→ STORED DATA:

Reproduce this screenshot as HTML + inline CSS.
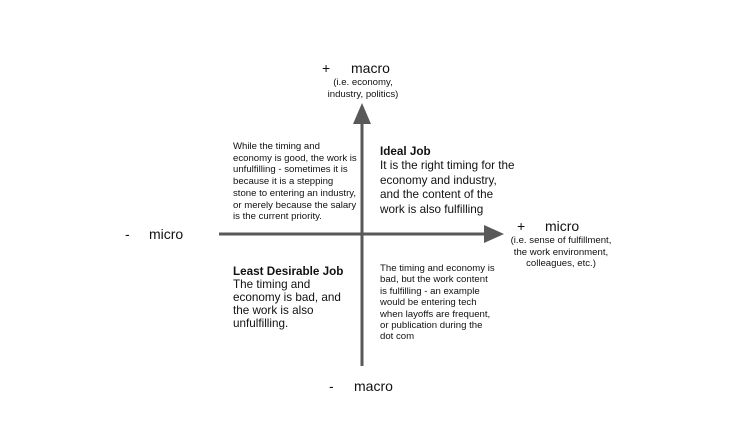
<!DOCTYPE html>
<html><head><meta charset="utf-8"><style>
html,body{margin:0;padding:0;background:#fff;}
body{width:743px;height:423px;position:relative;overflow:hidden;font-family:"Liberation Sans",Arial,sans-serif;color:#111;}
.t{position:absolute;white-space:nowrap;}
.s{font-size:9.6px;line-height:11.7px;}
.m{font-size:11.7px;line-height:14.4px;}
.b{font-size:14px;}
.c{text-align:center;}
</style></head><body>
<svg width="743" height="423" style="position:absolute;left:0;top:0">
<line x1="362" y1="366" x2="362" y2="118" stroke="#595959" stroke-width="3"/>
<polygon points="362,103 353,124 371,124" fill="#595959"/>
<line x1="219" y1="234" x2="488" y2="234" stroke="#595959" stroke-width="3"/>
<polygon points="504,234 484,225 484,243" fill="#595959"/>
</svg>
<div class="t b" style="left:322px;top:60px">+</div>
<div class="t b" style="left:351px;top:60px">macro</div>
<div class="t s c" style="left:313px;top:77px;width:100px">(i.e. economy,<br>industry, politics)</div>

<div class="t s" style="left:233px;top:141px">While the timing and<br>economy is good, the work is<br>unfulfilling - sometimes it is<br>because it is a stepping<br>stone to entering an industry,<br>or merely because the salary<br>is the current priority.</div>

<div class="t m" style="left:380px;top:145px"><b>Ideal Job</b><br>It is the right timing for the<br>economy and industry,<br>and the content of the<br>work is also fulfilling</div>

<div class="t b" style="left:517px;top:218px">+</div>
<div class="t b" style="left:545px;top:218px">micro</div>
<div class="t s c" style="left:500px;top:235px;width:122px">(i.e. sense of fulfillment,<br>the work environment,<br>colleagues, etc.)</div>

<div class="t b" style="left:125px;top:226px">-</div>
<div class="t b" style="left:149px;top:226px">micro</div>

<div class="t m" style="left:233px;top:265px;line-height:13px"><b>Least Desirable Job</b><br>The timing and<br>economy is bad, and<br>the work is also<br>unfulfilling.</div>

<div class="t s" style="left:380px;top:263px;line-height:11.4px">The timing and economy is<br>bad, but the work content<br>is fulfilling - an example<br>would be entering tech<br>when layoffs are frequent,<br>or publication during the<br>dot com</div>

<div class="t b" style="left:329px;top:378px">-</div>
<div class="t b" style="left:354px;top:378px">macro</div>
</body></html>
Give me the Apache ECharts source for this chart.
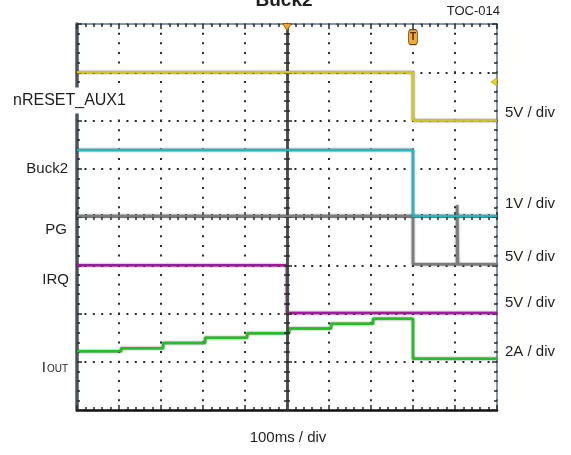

→ THE PROBLEM:
The records above must be printed exactly; the pictures stay out.

→ RESPONSE BELOW:
Reproduce this screenshot as HTML + inline CSS.
<!DOCTYPE html>
<html><head><meta charset="utf-8"><style>
html,body{margin:0;padding:0;background:#fff;}
body{width:743px;height:423px;position:relative;overflow:hidden;font-family:"Liberation Sans",Arial,sans-serif;color:#111;}
.t{position:absolute;white-space:nowrap;}
.s{font-size:9.6px;line-height:11.7px;}
.m{font-size:11.7px;line-height:14.4px;}
.b{font-size:14px;}
.c{text-align:center;}
</style></head><body>
<svg width="743" height="423" style="position:absolute;left:0;top:0">
<line x1="362" y1="366" x2="362" y2="118" stroke="#595959" stroke-width="3"/>
<polygon points="362,103 353,124 371,124" fill="#595959"/>
<line x1="219" y1="234" x2="488" y2="234" stroke="#595959" stroke-width="3"/>
<polygon points="504,234 484,225 484,243" fill="#595959"/>
</svg>
<div class="t b" style="left:322px;top:60px">+</div>
<div class="t b" style="left:351px;top:60px">macro</div>
<div class="t s c" style="left:313px;top:77px;width:100px">(i.e. economy,<br>industry, politics)</div>

<div class="t s" style="left:233px;top:141px">While the timing and<br>economy is good, the work is<br>unfulfilling - sometimes it is<br>because it is a stepping<br>stone to entering an industry,<br>or merely because the salary<br>is the current priority.</div>

<div class="t m" style="left:380px;top:145px"><b>Ideal Job</b><br>It is the right timing for the<br>economy and industry,<br>and the content of the<br>work is also fulfilling</div>

<div class="t b" style="left:517px;top:218px">+</div>
<div class="t b" style="left:545px;top:218px">micro</div>
<div class="t s c" style="left:500px;top:235px;width:122px">(i.e. sense of fulfillment,<br>the work environment,<br>colleagues, etc.)</div>

<div class="t b" style="left:125px;top:226px">-</div>
<div class="t b" style="left:149px;top:226px">micro</div>

<div class="t m" style="left:233px;top:265px;line-height:13px"><b>Least Desirable Job</b><br>The timing and<br>economy is bad, and<br>the work is also<br>unfulfilling.</div>

<div class="t s" style="left:380px;top:263px;line-height:11.4px">The timing and economy is<br>bad, but the work content<br>is fulfilling - an example<br>would be entering tech<br>when layoffs are frequent,<br>or publication during the<br>dot com</div>

<div class="t b" style="left:329px;top:378px">-</div>
<div class="t b" style="left:354px;top:378px">macro</div>
</body></html>
Give me the Apache ECharts source for this chart.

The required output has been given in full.